→ **THE EXERCISE**
Gather the lines from the material that contain "seaborn".

→ **SUPPLIED MATERIAL**
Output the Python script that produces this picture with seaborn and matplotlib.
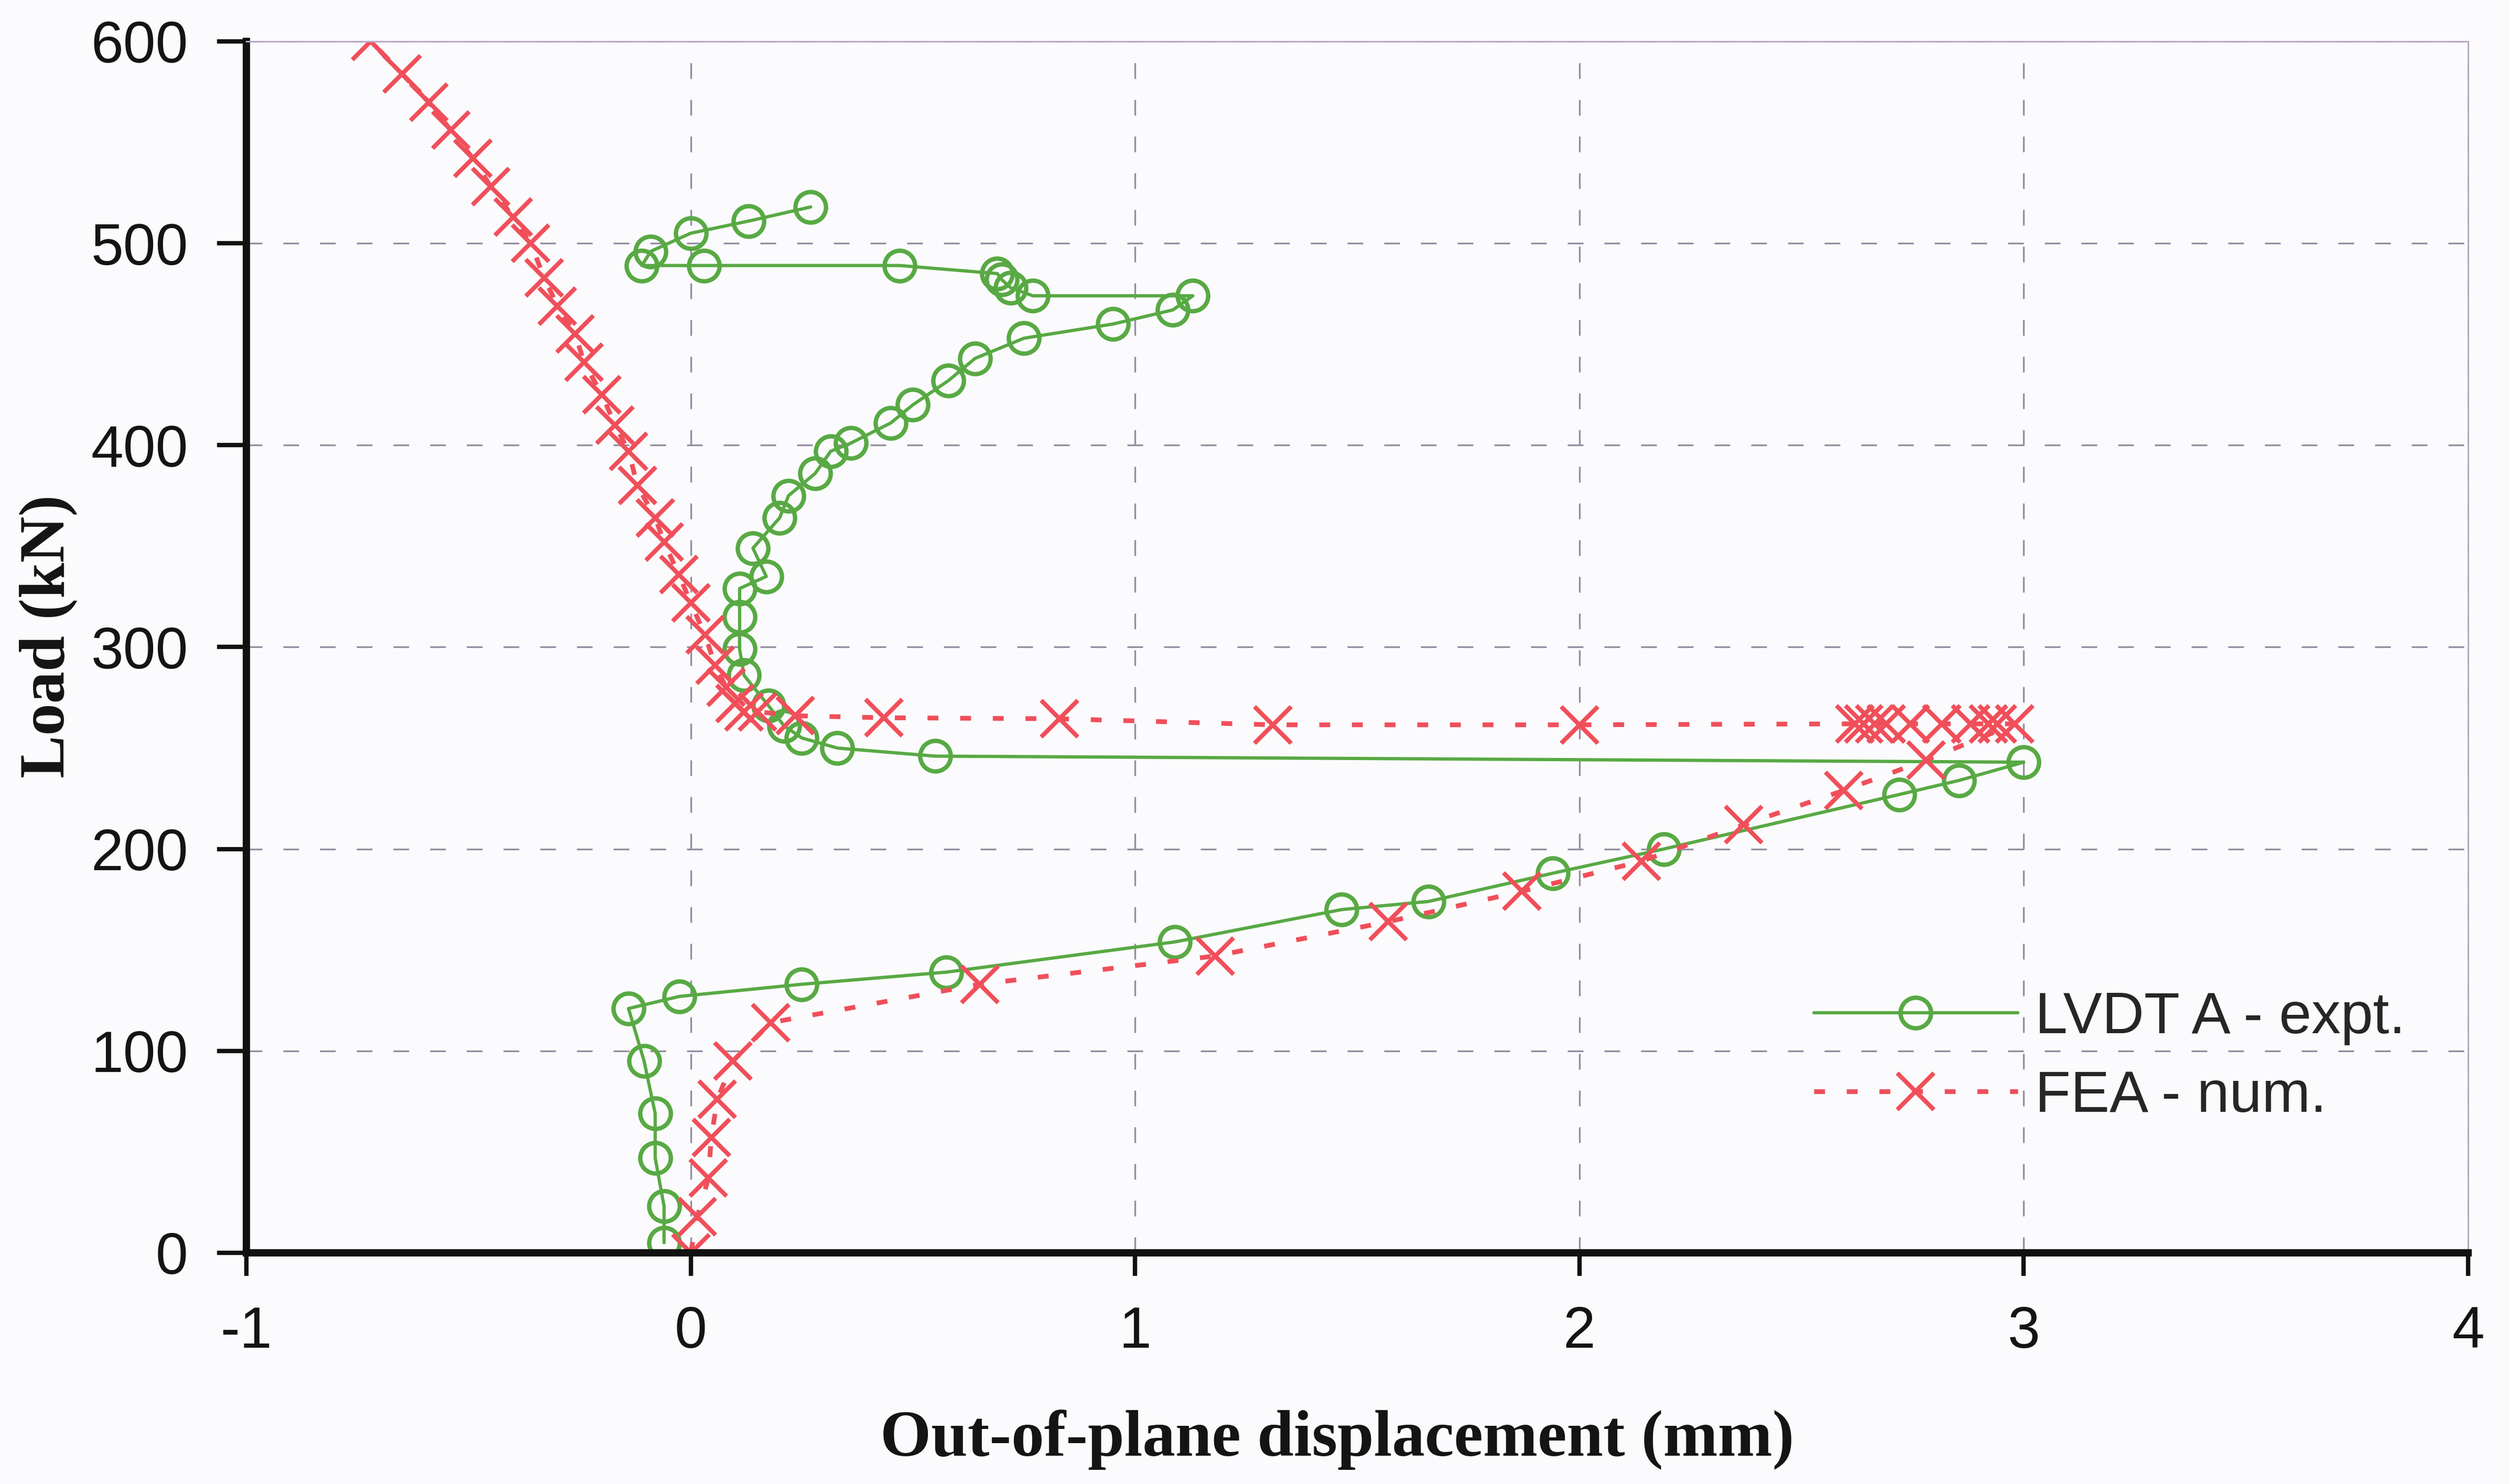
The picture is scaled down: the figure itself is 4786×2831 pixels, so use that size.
import matplotlib
matplotlib.use("Agg")
import matplotlib.pyplot as plt
import seaborn as sns

# LVDT A experimental load path (out-of-plane displacement in mm, load in kN)
expt_disp = [-0.06, -0.06, -0.08, -0.08, -0.105, -0.14, -0.025, 0.25, 0.575, 1.09,
             1.465, 1.66, 1.94, 2.19, 2.72, 2.855, 3.0, 0.55, 0.33, 0.25,
             0.21, 0.175, 0.12, 0.11, 0.11, 0.11, 0.17, 0.14, 0.20, 0.22,
             0.28, 0.315, 0.36, 0.45, 0.50, 0.58, 0.64, 0.75, 0.95, 1.085,
             1.13, 0.77, 0.72, 0.70, 0.69, 0.47, 0.03, -0.11, -0.09, 0.0,
             0.13, 0.27]
expt_load = [5, 23, 47, 69, 95, 121, 127, 133, 139, 154,
             170, 174, 188, 200, 227, 234, 243, 246, 250, 255,
             261, 271, 286, 299, 315, 329, 335, 349, 364, 375,
             386, 397, 401, 411, 420, 432, 443, 453, 460, 467,
             474, 474, 478, 482, 485, 489, 489, 489, 496, 505,
             511, 518]

# FEA numerical load path
fea_disp = [0.0, 0.015, 0.04, 0.046, 0.06, 0.095, 0.18,
            0.65, 1.18, 1.57, 1.87, 2.14, 2.37, 2.595, 2.78,
            2.98, 2.94, 2.92, 2.88, 2.815, 2.745, 2.69, 2.665, 2.64, 2.62,
            2.0, 1.31, 0.83, 0.435, 0.235,
            0.15, 0.12, 0.10, 0.08, 0.055, 0.032, 0.0,
            -0.027, -0.06, -0.08, -0.12, -0.14, -0.17, -0.20, -0.24, -0.26, -0.30,
            -0.33, -0.36, -0.40, -0.45, -0.49, -0.54, -0.59, -0.65, -0.72]
fea_load = [0, 18, 37, 57, 76, 95, 114,
            133, 147, 164, 179, 194, 212, 229, 244,
            262, 262, 262, 262, 262, 262, 262, 262, 262, 262,
            261.5, 261.5, 264.5, 265, 266,
            268, 268, 272, 280, 291, 306, 322,
            336, 352, 364, 380, 397, 410, 425, 441, 455, 469,
            483, 500, 513, 528, 542, 556, 570, 584, 600]

series_labels = ["LVDT A - expt.", "FEA - num."]
x_ticks = [-1, 0, 1, 2, 3, 4]
y_ticks = [0, 100, 200, 300, 400, 500, 600]
x_label = "Out-of-plane displacement (mm)"
y_label = "Load (kN)"

GREEN = "#58a944"
RED = "#f04f5a"
BG = "#fbfbfd"

sns.set_theme(style="white")
plt.rcParams["font.family"] = ["Liberation Sans", "DejaVu Sans"]

fig = plt.figure(figsize=(47.86, 28.31), dpi=100, facecolor=BG)
ax = fig.add_axes([0.0982, 0.1558, 0.8855, 0.8163])
ax.set_facecolor(BG)

sns.lineplot(x=expt_disp, y=expt_load, sort=False, estimator=None, ax=ax,
             color=GREEN, linewidth=4.5, marker="o", markersize=42,
             markerfacecolor="none", markeredgecolor=GREEN, markeredgewidth=6,
             label=series_labels[0])
sns.lineplot(x=fea_disp, y=fea_load, sort=False, estimator=None, ax=ax,
             color=RED, linewidth=6.5, linestyle=(0, (2.3, 4.6)),
             marker="x", markersize=50, markeredgecolor=RED, markeredgewidth=6,
             label=series_labels[1])

ax.set_xlim(-1, 4)
ax.set_ylim(0, 600)
ax.set_xticks(x_ticks)
ax.set_yticks(y_ticks)
ax.set_xticklabels([str(v) for v in x_ticks])
ax.set_yticklabels([str(v) for v in y_ticks])

ax.grid(True, color="#948ea3", linestyle=(0, (9, 12)), linewidth=2.4)
ax.set_axisbelow(True)

for side in ("left", "bottom"):
    ax.spines[side].set_color("#111111")
    ax.spines[side].set_linewidth(10)
for side in ("top", "right"):
    ax.spines[side].set_color("#b9a9c6")
    ax.spines[side].set_linewidth(2.2)

ax.tick_params(axis="both", which="major", direction="out", bottom=True, left=True,
               color="#111111", width=6, labelsize=80, labelcolor="#141414")
ax.tick_params(axis="x", length=32, pad=40)
ax.tick_params(axis="y", length=40, pad=40)

ax.set_xlabel(x_label, fontfamily="Liberation Serif", fontweight="bold",
              fontsize=90, color="#141414")
ax.set_ylabel(y_label, fontfamily="Liberation Serif", fontweight="bold",
              fontsize=88, color="#141414")
ax.xaxis.set_label_coords(0.491, -0.1545)
ax.xaxis.label.set_va("center")
ax.yaxis.set_label_coords(-0.0892, 0.509)
ax.yaxis.label.set_va("center")

handles, labels = ax.get_legend_handles_labels()
ax.legend(handles, labels, loc="center left",
          bbox_to_anchor=(3460 / 4786, 1 - 2017 / 2831),
          bbox_transform=fig.transFigure, frameon=False, fontsize=80,
          handlelength=3.5, handletextpad=0.3, labelspacing=0.42,
          borderpad=0, borderaxespad=0)

fig.savefig("out.png", dpi=100, facecolor=BG)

→ **FINISHED ANSWER**
Output the Python script that produces this picture with seaborn and matplotlib.
import seaborn as sns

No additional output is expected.